Canada has many wonderful features, but one less-than-wonderful feature is that it is STUCK when it comes to a few things, like measurements of temperature and weight, and writing the dates.
Officially, Canada went metric in the early 70s. No problem, right? Except for our great big honking neighbour to the south (despite ALSO officially having gone metric around the same time) continuing to insist on using antiquated, kings’-feet and ancient-British butcher type measurements.
Doctors in Canada may officially chart your baby’s weight in kilos or your child’s height in metres, but the numbers they tell you are usually in pounds, ounces, feet and inches. Ask somebody what they weigh or how tall they are and you’d be very surprised if they answered in any type of measurement that even vaguely resembles what the rest of the world uses.
Ditto in grocery stores: the butter in Canada may SAY it weighs 454 grams, but everybody calls it a pound. Prices for things sold by weight are often listed in pounds (with kilos in small print that nobody ever sees).
Also, probably around the same time as the metric thing, but maybe not, because I have done ZERO research into this, it was determined by the Powers that Be that Canadian dates should run the European way: day, month, year. It’s a reasonable order, smallest to largest, as any kid could tell you. Except for our great big honking neighbour to the south telling us that it’s more sensible (why, exactly?) to list the month first.
For whatever reason, and again, this could just be me, I never was able to determine what it meant if a best before date said something like “9.10.13”. If it was September 12th, was it expired? What about October 12th?
And as if it wasn’t hard enough to maintain our Canadian date-identity, along came… 9/11. Not 11/9, the Canadian way – no, the Americans had to impose their strange dating system on impressionable minds all over North America and the world. Confusion!
(again, maybe it’s just me?)
Also, temperatures. Sure, the weather forecasts are all in metric, but if you ask around what the temperature will be, it depends who you ask: anyone over about 45 will tell you in fahrenheit; anyone under, in celsius. Speed limits are a little easier, because there are signs and actual law enforcement behind that.
In any event… none of that is a problem anymore. All has become – if confusing – also beautifully simple.
Dates are small-to-large: no ambiguity. Today is 15.10.2013, period. Temperatures are in Celsius and even expat Americans have to use them, though it’s funny hearing people with “die-hard” American accents telling you it’s 30 degrees out. (maybe only funny to me?)
Of course, this also means I have no idea how much I weigh (not much!), how tall I am, or how much butter I want to buy. In the store, I just guess at quantities of things, and had to stop myself, on our pilot trip, from asking for a kilo of almonds, because that really would have been too much for a snack.
Also, did I mention the dates are all standardized, European-style? Not exactly; not quite. Although it’s true that today is 15.10.2013 for all standard government-type documents, cheque-writing and whatnot, it is also, in every legal sense, the 12th day of Cheshvan, 5774 (which happens to be the memorial of Yitzchak Rabin, killed 18 years ago today).

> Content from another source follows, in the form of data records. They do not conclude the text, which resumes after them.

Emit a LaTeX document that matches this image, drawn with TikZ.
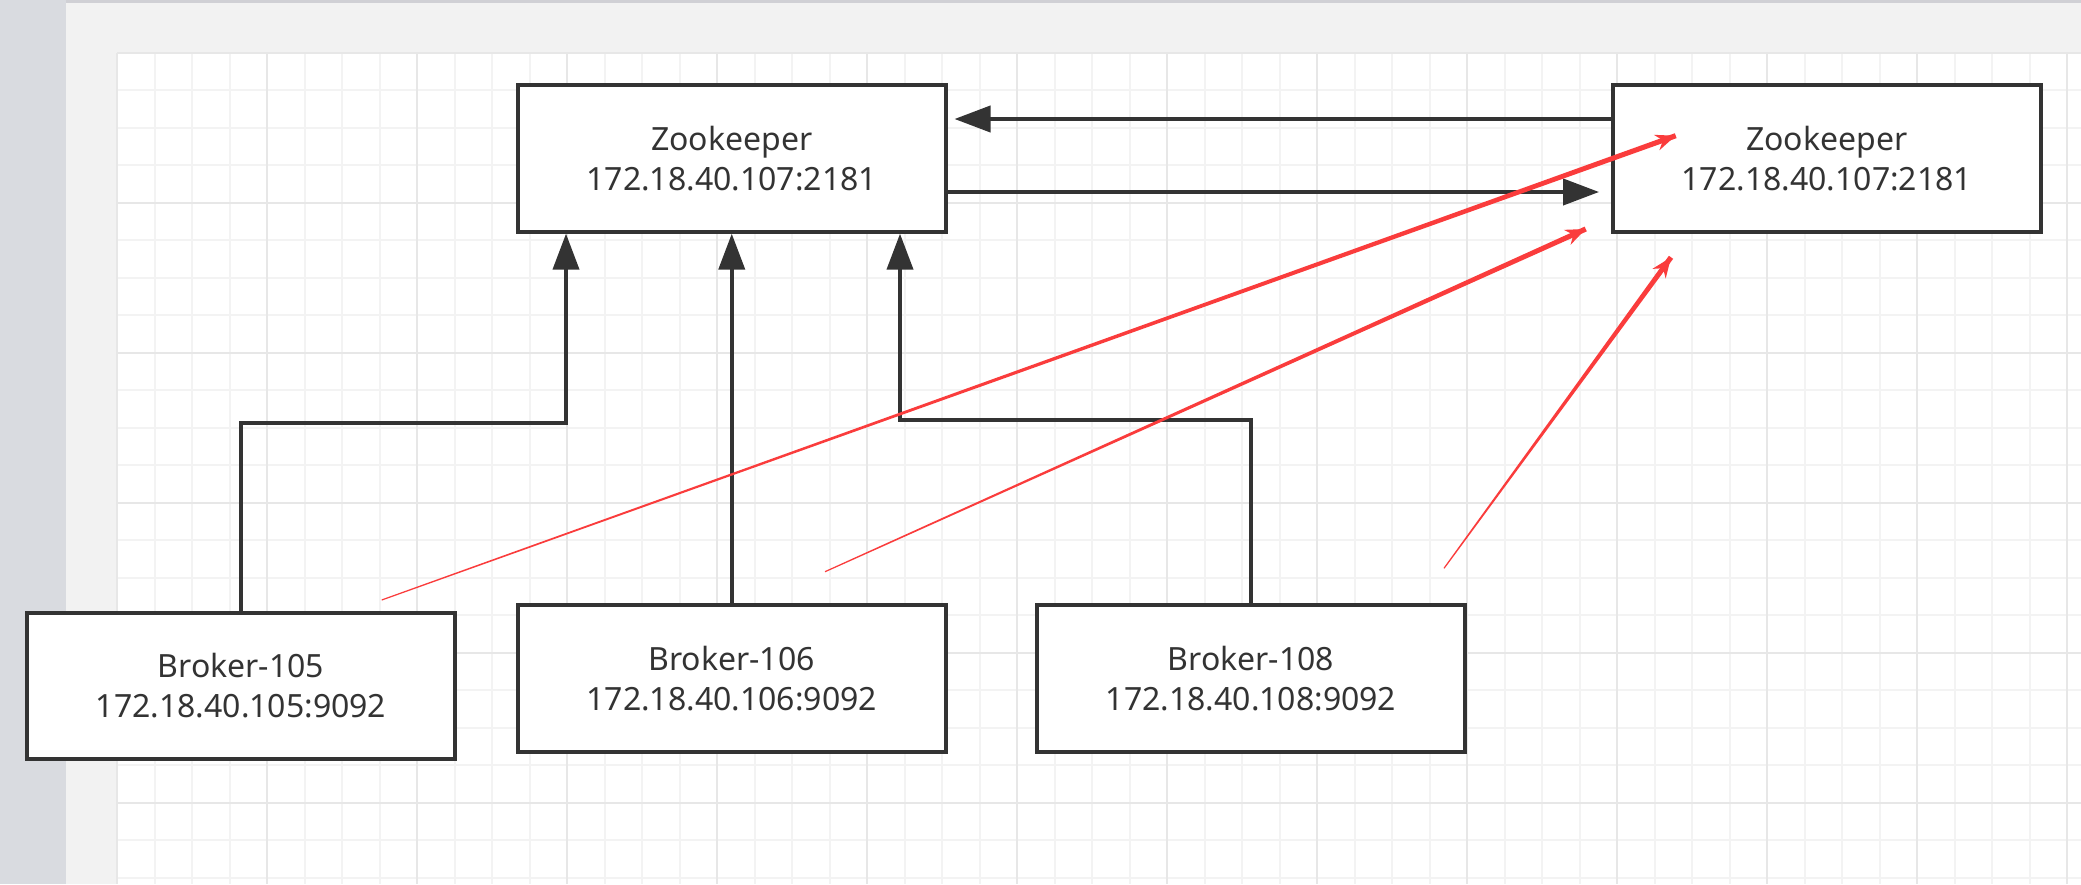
\documentclass[tikz,border=0pt]{standalone}
\usepackage{fontspec}
\setmainfont{Noto Sans}
\usetikzlibrary{arrows.meta,calc}

\definecolor{ink}{RGB}{51,51,51}
\definecolor{pen}{RGB}{250,60,60}
\definecolor{panel}{RGB}{242,242,242}
\definecolor{strip}{RGB}{217,219,224}
\definecolor{rim}{RGB}{208,208,213}
\definecolor{gridlo}{RGB}{243,243,243}
\definecolor{gridhi}{RGB}{231,231,231}

\begin{document}
\begin{tikzpicture}[x=0.5pt,y=-0.5pt,
  box/.style={draw=ink,line width=2pt,fill=white,text=ink,align=center,inner sep=0pt,
    minimum width=213.75pt,minimum height=73.25pt,font=\fontsize{16}{20}\selectfont},
  conn/.style={draw=ink,line width=2pt,-{Triangle[length=18pt,width=13pt]}},
  redtail/.style={fill=pen},
  redhead/.style={draw=pen,line width=2pt,-{Stealth[length=10pt,width=8pt]}}]
\useasboundingbox (0,0) rectangle (2081,884);
% canvas
\fill[panel] (0,0) rectangle (2081,884);
\fill[strip] (0,0) rectangle (66,884);
\fill[rim] (66,0) rectangle (2081,2.5);
\fill[white] (117,52.7) rectangle (2081,884);
\foreach \gx in {0,...,52} \draw[gridlo,line width=1pt] ({117+37.5*\gx},52.7) -- ({117+37.5*\gx},884);
\foreach \gy in {0,...,22} \draw[gridlo,line width=1pt] (117,{52.7+37.5*\gy}) -- (2081,{52.7+37.5*\gy});
\foreach \gx in {0,4,...,52} \draw[gridhi,line width=1pt] ({117+37.5*\gx},52.7) -- ({117+37.5*\gx},884);
\foreach \gy in {0,4,...,20} \draw[gridhi,line width=1pt] (117,{52.7+37.5*\gy}) -- (2081,{52.7+37.5*\gy});
% nodes
\node[box] (zk1) at (731.75,158.4) {Zookeeper\\172.18.40.107:2181};
\node[box] (zk2) at (1826.8,158.4) {Zookeeper\\172.18.40.107:2181};
\node[box] (105) at (241,685.75) {Broker-105\\172.18.40.105:9092};
\node[box] (106) at (731.75,678.5) {Broker-106\\172.18.40.106:9092};
\node[box] (108) at (1251,678.5) {Broker-108\\172.18.40.108:9092};
% black connectors
\coordinate (k1) at (566,423);
\coordinate (k2) at (900,420);
\path[conn] (105.north) |- (k1) -- (k1 |- zk1.south);
\path[conn] (106.north) -- (zk1.south);
\path[conn] (108.north) |- (k2) -- (k2 |- zk1.south);
\path[conn,shorten >=3.5pt] (zk2.west |- 0,119) -- (zk1.east |- 0,119);
\path[conn,shorten >=6pt] (zk1.east |- 0,192) -- (zk2.west |- 0,192);
% red marks
\coordinate (r1s) at (381.7,600);
\coordinate (r1e) at (1675.7,135.7);
\coordinate (r2s) at (825,571.7);
\coordinate (r2e) at (1585.7,229);
\coordinate (r3s) at (1444,568.3);
\coordinate (r3e) at (1671,257.3);
\fill[redtail] ($(r1s)!0.3pt!90:(r1e)$) -- ($(r1e)!1.3pt!-90:(r1s)$) -- ($(r1e)!1.3pt!90:(r1s)$) -- ($(r1s)!0.3pt!-90:(r1e)$) -- cycle;
\fill[redtail] ($(r2s)!0.3pt!90:(r2e)$) -- ($(r2e)!1.3pt!-90:(r2s)$) -- ($(r2e)!1.3pt!90:(r2s)$) -- ($(r2s)!0.3pt!-90:(r2e)$) -- cycle;
\fill[redtail] ($(r3s)!0.3pt!90:(r3e)$) -- ($(r3e)!1.3pt!-90:(r3s)$) -- ($(r3e)!1.3pt!90:(r3s)$) -- ($(r3s)!0.3pt!-90:(r3e)$) -- cycle;
\path[redhead] ($(r1e)!14pt!(r1s)$) -- (r1e);
\path[redhead] ($(r2e)!14pt!(r2s)$) -- (r2e);
\path[redhead] ($(r3e)!14pt!(r3s)$) -- (r3e);
\end{tikzpicture}
\end{document}
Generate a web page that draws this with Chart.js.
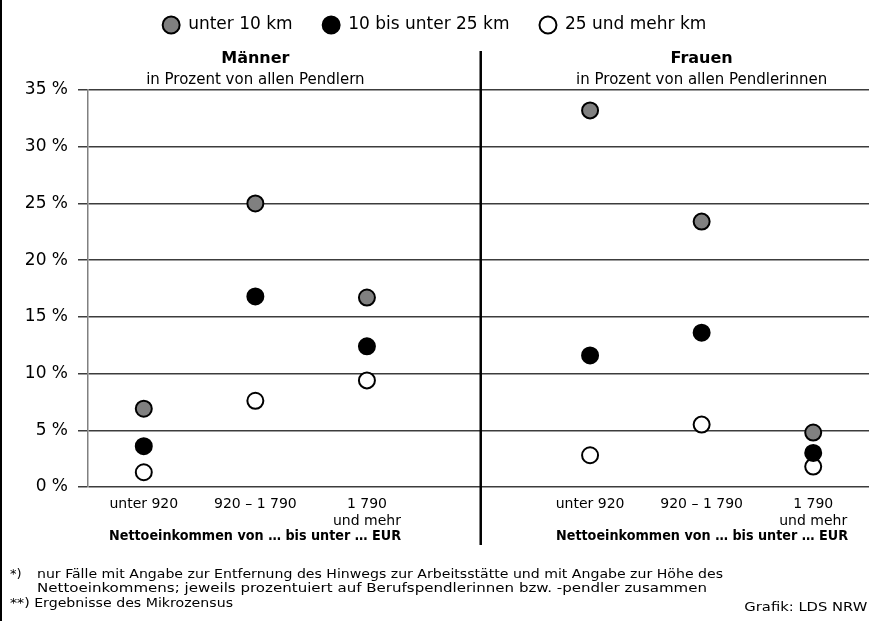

Though he died in mid-November, this is a government which has no problem shoving the secular calendar around a little to accommodate the rhythms of the Jewish year. Indeed, the whole country will be heading to the polls soon to vote in municipal (city) elections, on a date which happens to fall next Tuesday, October 22, but which – it is clearly announced on our voter registration cards – will take place on the 18th of (mar)Cheshvan.
(Cheshvan is sometimes called Marcheshvan, for a number of reasons, including the idea that it was “bitter” (mar) because it doesn’t have any holidays of its own. Perhaps a good reason for calling elections then, too… and maybe another explanation for the bitterness if its favoured candidates don’t win?)
I won’t lie; it’s tough getting used to (l’hitragel in my new boot-camp Hebrew!) the rhythms of life in this holy land. Most of the time, we feel like the six-day weeks (no weekend!) and 6:00 am mornings (no sleeping in!) are killing us, slowly or quickly, depending on our mood.
But in some of these other small ways in which we measure the size, warmth, breadth and length of our lives, things have gotten infinitely simpler, more understandable and familiar.